Redemption if interest non-deductible

Prior to June 15, 2026, also redeemable by Emera within 90 days of the occurrence of a "Tax Event," which occurs if Emera receives an opinion of independent counsel of a nationally recognized law firm in Canada or the U.S. to the effect that Emera is, or may be, subject to more than a de minimis amount of additional taxes because the treatment of any of its items of income, taxable income, expense, taxable capital or taxable paid-up capital with respect to the Notes (including the treatment by Emera of interest on the Notes), as reflected in any tax return filed or to be filed will not be respected by a taxing authority.

Subordination

The payment of principal and interest on the Notes will be subordinated in right of payment to the prior payment in full of all present and future Senior Indebtedness (being obligations (other than non-recourse obligations or any other obligations specifically designated as being subordinate in right of payment to Senior Indebtedness) of, or guaranteed or assumed by, Emera.

Canadian tax consequences
Non-residents: Interest on and disposition of Notes

Interest will be exempt from Canadian non-resident withholding tax.

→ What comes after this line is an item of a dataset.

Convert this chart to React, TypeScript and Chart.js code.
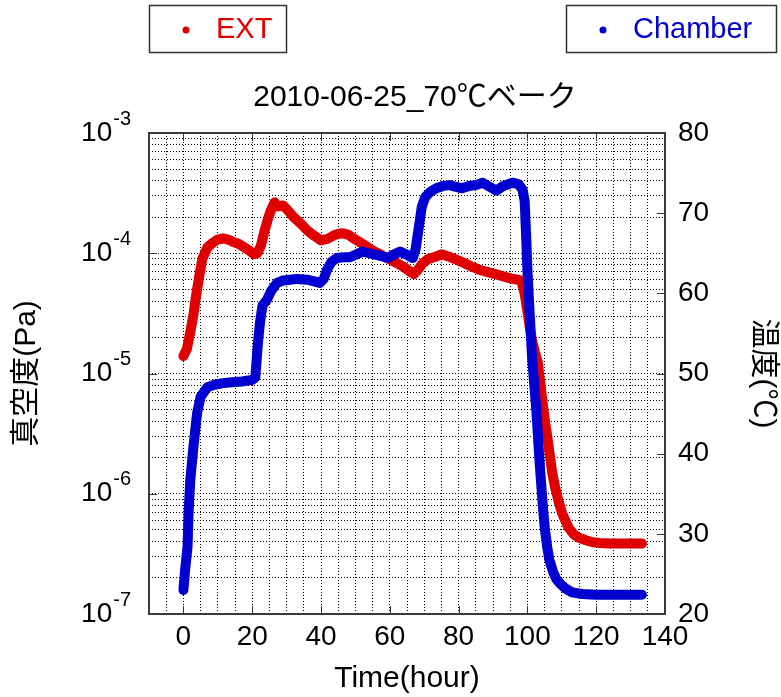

No other taxes on income (including taxable capital gains) will be payable under the Tax Act in respect of the acquisition, holding, redemption or disposition of Notes, or the receipt of interest, premium or principal thereon by a non-resident holder solely as a consequence of such acquisition, holding, redemption or disposition of Notes.

Automatic Conversion

A conversion of Notes into Conversion Preferred Shares pursuant to an Automatic Conversion will result in a disposition of such Notes for purposes of the Tax Act for proceeds equal to the fair market value of the Conversion Preferred Shares which the Non-Resident Holder acquires, not including any amount considered to be interest. A Non-Resident Holder will not generally be subject to tax under the Tax Act in respect of such disposition. The aggregate cost to a Non-Resident Holder of the Conversion Preferred Shares ultimately received on an Automatic Conversion will be equal to the fair market value thereof at the time received.

Taxable preferred shares

The Conversion Preferred Shares will be "taxable preferred shares." The terms of the Conversion Preferred Shares will require Emera to make the necessary election under Part VI.1.

U.S. tax consequences
Debt treatment

There is no direct legal authority as to the proper U.S. federal income tax treatment of an instrument such as the Notes that is denominated as a debt instrument and has certain significant debt features, but that provides for a possible Automatic Conversion. Emera intends to treat the Notes as debt for such purposes. If the Notes were treated as equity and Emera were a "passive foreign investment company" for any taxable year of a U.S. investor, the investor could be subject to adverse tax consequences.

Contingent debt payments.

The likelihood that Emera would be required to make payments on a Note that would increase the yield of the Note is "remote," and/or that the amount of any such payments, if made, would be "incidental," in each case within the meaning of the applicable Treasury Regulations. Therefore, Emera intends to take the position that the possibility of such payments does not result in the Notes being treated as contingent payment debt instruments under the applicable Treasury Regulations….

Interest deferral right

Regulations provide that a debt instrument will not be treated as issued with original issue discount, or OID, by reason of its issuer’s ability to defer payments of interest if the likelihood of such deferral is "remote." Emera intends to take the position that, as of the date of this Prospectus, the likelihood of deferring payments of interest under the terms of the Notes is "remote."

Automatic Conversion

The conversion of Notes for Conversion Preferred Shares pursuant to the Automatic Conversion should be treated as a tax-free recapitalization.